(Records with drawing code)
###

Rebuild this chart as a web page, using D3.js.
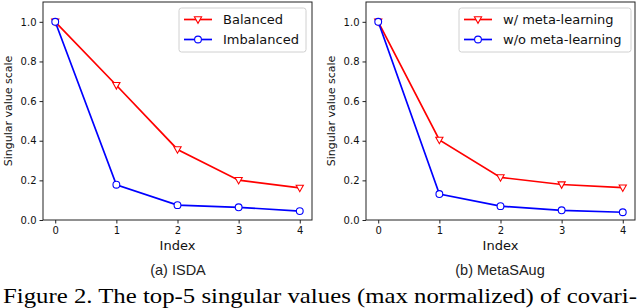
<!DOCTYPE html>
<html>
<head>
<meta charset="utf-8">
<script src="https://cdn.jsdelivr.net/npm/d3@7"></script>
<style>
  body { margin: 0; background: #fff; }
  svg text { font-family: 'DejaVu Sans', sans-serif; }
</style>
</head>
<body>
<div id="chart"></div>
<script>
// index along x
var indices = [0, 1, 2, 3, 4];
var yTicks = [0.0, 0.2, 0.4, 0.6, 0.8, 1.0];

// (a) ISDA
var balanced   = [1.0, 0.68, 0.356, 0.201, 0.162];
var imbalanced = [1.0, 0.178, 0.075, 0.064, 0.045];

// (b) MetaSAug
var withMeta    = [1.0, 0.404, 0.215, 0.179, 0.163];
var withoutMeta = [1.0, 0.131, 0.070, 0.049, 0.039];

var panels = [
  { left: 43, caption: "(a) ISDA", captionX: 178,
    series: [ { name: "Balanced", values: balanced, color: "#ff0000", marker: "tri" },
              { name: "Imbalanced", values: imbalanced, color: "#0000ff", marker: "circle" } ],
    legend: { x: 179, w: 127 } },
  { left: 366, caption: "(b) MetaSAug", captionX: 500,
    series: [ { name: "w/ meta-learning", values: withMeta, color: "#ff0000", marker: "tri" },
              { name: "w/o meta-learning", values: withoutMeta, color: "#0000ff", marker: "circle" } ],
    legend: { x: 459, w: 172 } }
];

var W = 640, H = 308;
var plotW = 269, plotTop = 2, plotBottom = 220;

var svg = d3.select("#chart").append("svg")
    .attr("width", W).attr("height", H);

function drawMarker(g, kind, cx, cy, color) {
  if (kind === "tri") {
    var s = 3.6;
    g.append("path")
      .attr("d", "M" + (cx - s) + "," + (cy - s * 0.75) + "L" + (cx + s) + "," + (cy - s * 0.75) +
                 "L" + cx + "," + (cy + s * 1.05) + "Z")
      .attr("fill", "#fff").attr("stroke", color).attr("stroke-width", 1.1);
  } else {
    g.append("circle").attr("cx", cx).attr("cy", cy).attr("r", 3.4)
      .attr("fill", "#fff").attr("stroke", color).attr("stroke-width", 1.1);
  }
}

panels.forEach(function (p) {
  var x = d3.scaleLinear().domain([-0.2, 4.2]).range([p.left, p.left + plotW]);
  var y = d3.scaleLinear().domain([0, 1.1]).range([plotBottom, plotTop]);
  var g = svg.append("g");

  // frame
  g.append("rect")
    .attr("x", p.left).attr("y", plotTop)
    .attr("width", plotW).attr("height", plotBottom - plotTop)
    .attr("fill", "none").attr("stroke", "#222").attr("stroke-width", 1);

  // axes
  var xAxis = g.append("g").attr("transform", "translate(0," + plotBottom + ")")
    .call(d3.axisBottom(x).tickValues(indices).tickSize(3.5).tickPadding(3).tickFormat(d3.format("d")));
  var yAxis = g.append("g").attr("transform", "translate(" + p.left + ",0)")
    .call(d3.axisLeft(y).tickValues(yTicks).tickSize(3.5).tickPadding(3).tickFormat(d3.format(".1f")));
  [xAxis, yAxis].forEach(function (a) {
    a.select(".domain").remove();
    a.selectAll("line").attr("stroke", "#222");
    a.selectAll("text").attr("fill", "#111").style("font-size", "10px")
      .style("font-family", "'DejaVu Sans', sans-serif");
  });

  // labels
  g.append("text")
    .attr("x", p.left + plotW / 2).attr("y", 250)
    .attr("text-anchor", "middle").style("font-size", "13px").attr("fill", "#111")
    .text("Index");
  g.append("text")
    .attr("transform", "translate(" + (p.left - 31) + "," + ((plotTop + plotBottom) / 2) + ") rotate(-90)")
    .attr("text-anchor", "middle").style("font-size", "11px").attr("fill", "#111")
    .text("Singular value scale");
  g.append("text")
    .attr("x", p.captionX).attr("y", 275)
    .attr("text-anchor", "middle")
    .style("font-family", "'Liberation Sans', Arial, sans-serif").style("font-size", "14.5px")
    .attr("fill", "#222")
    .text(p.caption);

  // series
  var line = d3.line().x(function (d, i) { return x(indices[i]); }).y(function (d) { return y(d); });
  p.series.forEach(function (s) {
    g.append("path").datum(s.values)
      .attr("d", line).attr("fill", "none")
      .attr("stroke", s.color).attr("stroke-width", 1.7);
    s.values.forEach(function (v, i) {
      drawMarker(g, s.marker, x(indices[i]), y(v), s.color);
    });
  });

  // legend
  var lg = g.append("g");
  lg.append("rect")
    .attr("x", p.legend.x).attr("y", 8)
    .attr("width", p.legend.w).attr("height", 44)
    .attr("rx", 2.5).attr("fill", "#fff").attr("fill-opacity", 0.8)
    .attr("stroke", "#d0d0d0").attr("stroke-width", 1);
  p.series.forEach(function (s, i) {
    var ly = 19.5 + i * 20;
    var lx = p.legend.x + 5;
    lg.append("line")
      .attr("x1", lx).attr("x2", lx + 28).attr("y1", ly).attr("y2", ly)
      .attr("stroke", s.color).attr("stroke-width", 1.7);
    drawMarker(lg, s.marker, lx + 14, ly, s.color);
    lg.append("text")
      .attr("x", lx + 39).attr("y", ly + 4.7)
      .style("font-size", "13px").attr("fill", "#111")
      .text(s.name);
  });
});

// figure caption (cut off at the bottom in the source)
svg.append("text")
  .attr("x", 3).attr("y", 303)
  .attr("textLength", 634).attr("lengthAdjust", "spacingAndGlyphs")
  .style("font-family", "'Liberation Serif', 'Times New Roman', serif")
  .style("font-size", "21px").attr("fill", "#000")
  .text("Figure 2. The top-5 singular values (max normalized) of covari-");
</script>
</body>
</html>
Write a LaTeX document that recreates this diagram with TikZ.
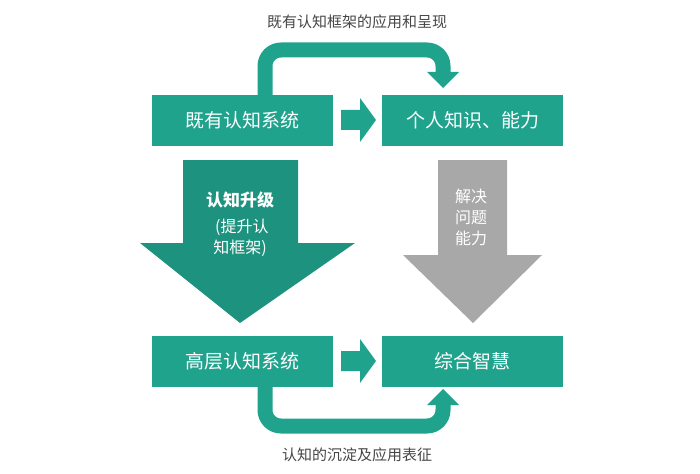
\documentclass[tikz,border=0pt]{standalone}
\usepackage{fontspec}
\setmainfont{Noto Sans CJK SC}
\definecolor{teal1}{RGB}{32,163,141}
\definecolor{gray1}{RGB}{168,168,168}
\definecolor{txt}{RGB}{70,70,70}
\begin{document}
\begin{tikzpicture}[x=1pt,y=-1pt,
  box/.style={fill=teal1,text=white,minimum width=181pt,minimum height=51pt,inner sep=0pt,font=\fontsize{19}{22}\selectfont},
  lbl/.style={text=txt,font=\fontsize{15}{18}\selectfont},
  band/.style={draw=teal1,line width=15pt,rounded corners=16pt}]
\useasboundingbox (0,0) rectangle (700,473);
\node[box] (a) at (242,120.5) {既有认知系统};
\node[box] (b) at (472.5,120.5) {个人知识、能力};
\node[box] (c) at (242,361.5) {高层认知系统};
\node[box] (d) at (472.5,361.5) {综合智慧};
\node[lbl] (t1) at (357,22) {既有认知框架的应用和呈现};
\node[lbl] (t2) at (357,455) {认知的沉淀及应用表征};
% small arrows
\fill[teal1] (341,110)--(360,110)--(360,98)--(376,120)--(360,142)--(360,130)--(341,130)--cycle;
\fill[teal1] (341,351)--(360,351)--(360,339)--(376,361)--(360,383)--(360,371)--(341,371)--cycle;
% top curved
\draw[band] (265,95) -- (265,50) -- (443,50) -- (443,73);
\fill[teal1] (427,72)--(459,72)--(443,88)--cycle;
% bottom curved
\draw[band] (265,387) -- (265,426) -- (443,426) -- (443,404);
\fill[teal1] (427,405)--(459,405)--(443,389)--cycle;
% big arrows
\fill[teal1!90!black] (183,160)--(298,160)--(298,243)--(355,243)--(240,323)--(140,243)--(183,243)--cycle;
\fill[gray1] (438,160)--(507,160)--(507,255)--(542,255)--(473,323)--(403,255)--(438,255)--cycle;
\node[text=white,align=center,font=\fontsize{17}{20}\selectfont] (u) at (240,200) {\bfseries 认知升级};
\node[text=white,align=center,font=\fontsize{16}{21}\selectfont] (v) at (240,238) {\ (提升认\\知框架)};
\node[text=white,align=center,font=\fontsize{16}{21}\selectfont] (w) at (471,217) {解决\\问题\\能力};
\end{tikzpicture}
\end{document}
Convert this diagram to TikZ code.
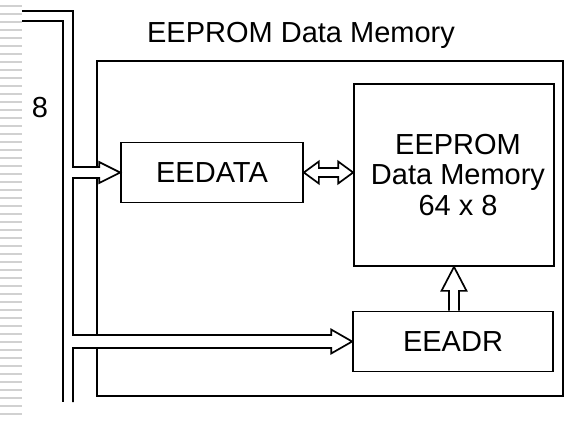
\documentclass[tikz,border=0pt]{standalone}
\usepackage{fontspec}
\setmainfont{Liberation Sans}
\usetikzlibrary{calc}
\begin{document}
\begin{tikzpicture}[x=1pt,y=-1pt,line join=miter,
  wire/.style={draw=black,line width=1.7pt},
  rulebar/.style={draw=black!18,line width=2pt},
  lbl/.style={font=\fontsize{29}{31}\selectfont,inner sep=0pt},
  blockbox/.style={draw=black,line width=1.7pt,inner sep=0pt,align=center,font=\fontsize{29}{30.5}\selectfont},
  hollow/.style={draw=black,line width=1.7pt,fill=white}]
\useasboundingbox (0,0) rectangle (578,421);
% ruled strip at the left
\foreach \k in {0,...,51} \draw[rulebar] (0,6+8*\k) -- (22,6+8*\k);
% nodes
\node[lbl,anchor=base] (title) at (301,42) {EEPROM Data Memory};
\node[lbl,anchor=base] (eight) at (40,117) {8};
\node[blockbox,minimum width=466pt,minimum height=335pt] (outer) at (330,228.5) {};
\node[blockbox,minimum width=182pt,minimum height=60pt] (eedata) at (212,172.5) {EEDATA};
\node[blockbox,minimum width=200pt,minimum height=182pt] (mem) at (454,175) {\hspace*{8pt}EEPROM\\\hspace*{8pt}Data Memory\\\hspace*{8pt}64 x 8};
\node[blockbox,minimum width=200pt,minimum height=60pt] (eeadr) at (453,341.5) {EEADR};
% gaps in the outer box where the bus arrows enter
\fill[white] (94,167.9) rectangle (100,177.1);
\fill[white] (94,335.9) rectangle (100,347.1);
% bus lines
\coordinate (busA) at (22,11);
\coordinate (busB) at (22,21);
\coordinate (busEndA) at (73,402);
\coordinate (busEndB) at (63,402);
\coordinate (T) at (eedata.west);
\coordinate (U) at (eeadr.west);
\draw[wire] (busB) -| (busEndB);
\draw[wire] (busA) -| (73,167)
  -- ($(T)+(-21,-5.5)$) -- ($(T)+(-21,-10.5)$) -- (T) -- ($(T)+(-21,10.5)$) -- ($(T)+(-21,5.5)$)
  -- (73,178) -- (73,335)
  -- ($(U)+(-21,-6.5)$) -- ($(U)+(-21,-12)$) -- (U) -- ($(U)+(-21,12)$) -- ($(U)+(-21,6.5)$)
  -- (73,348) -- (busEndA);
% double arrow between EEDATA and memory array
\coordinate (L) at (eedata.east);
\coordinate (R) at (mem.west |- eedata.east);
\draw[hollow] (L) -- ($(L)+(15,-11)$) -- ($(L)+(15,-4.5)$) -- ($(R)+(-15,-4.5)$) -- ($(R)+(-15,-11)$)
  -- (R) -- ($(R)+(-15,11)$) -- ($(R)+(-15,4.5)$) -- ($(L)+(15,4.5)$) -- ($(L)+(15,11)$) -- cycle;
% up arrow from EEADR to memory array
\coordinate (M) at (mem.south);
\coordinate (B) at (mem.south |- eeadr.north);
\draw[wire] ($(B)+(-5,0)$) -- ($(M)+(-5,24)$) -- ($(M)+(-12.5,24)$) -- (M) -- ($(M)+(12.5,24)$) -- ($(M)+(5,24)$) -- ($(B)+(5,0)$);
\end{tikzpicture}
\end{document}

###

(CHALLENGE) Repeat the lines from where the entries begin to the line with "var withoutMeta = [1.0, 0.131, 0.070, 0.049, 0.039];", both included. Any picture is left out.

(ANSWER TO THE TASK)
Rebuild this chart as a web page, using D3.js.
<!DOCTYPE html>
<html>
<head>
<meta charset="utf-8">
<script src="https://cdn.jsdelivr.net/npm/d3@7"></script>
<style>
  body { margin: 0; background: #fff; }
  svg text { font-family: 'DejaVu Sans', sans-serif; }
</style>
</head>
<body>
<div id="chart"></div>
<script>
// index along x
var indices = [0, 1, 2, 3, 4];
var yTicks = [0.0, 0.2, 0.4, 0.6, 0.8, 1.0];

// (a) ISDA
var balanced   = [1.0, 0.68, 0.356, 0.201, 0.162];
var imbalanced = [1.0, 0.178, 0.075, 0.064, 0.045];

// (b) MetaSAug
var withMeta    = [1.0, 0.404, 0.215, 0.179, 0.163];
var withoutMeta = [1.0, 0.131, 0.070, 0.049, 0.039];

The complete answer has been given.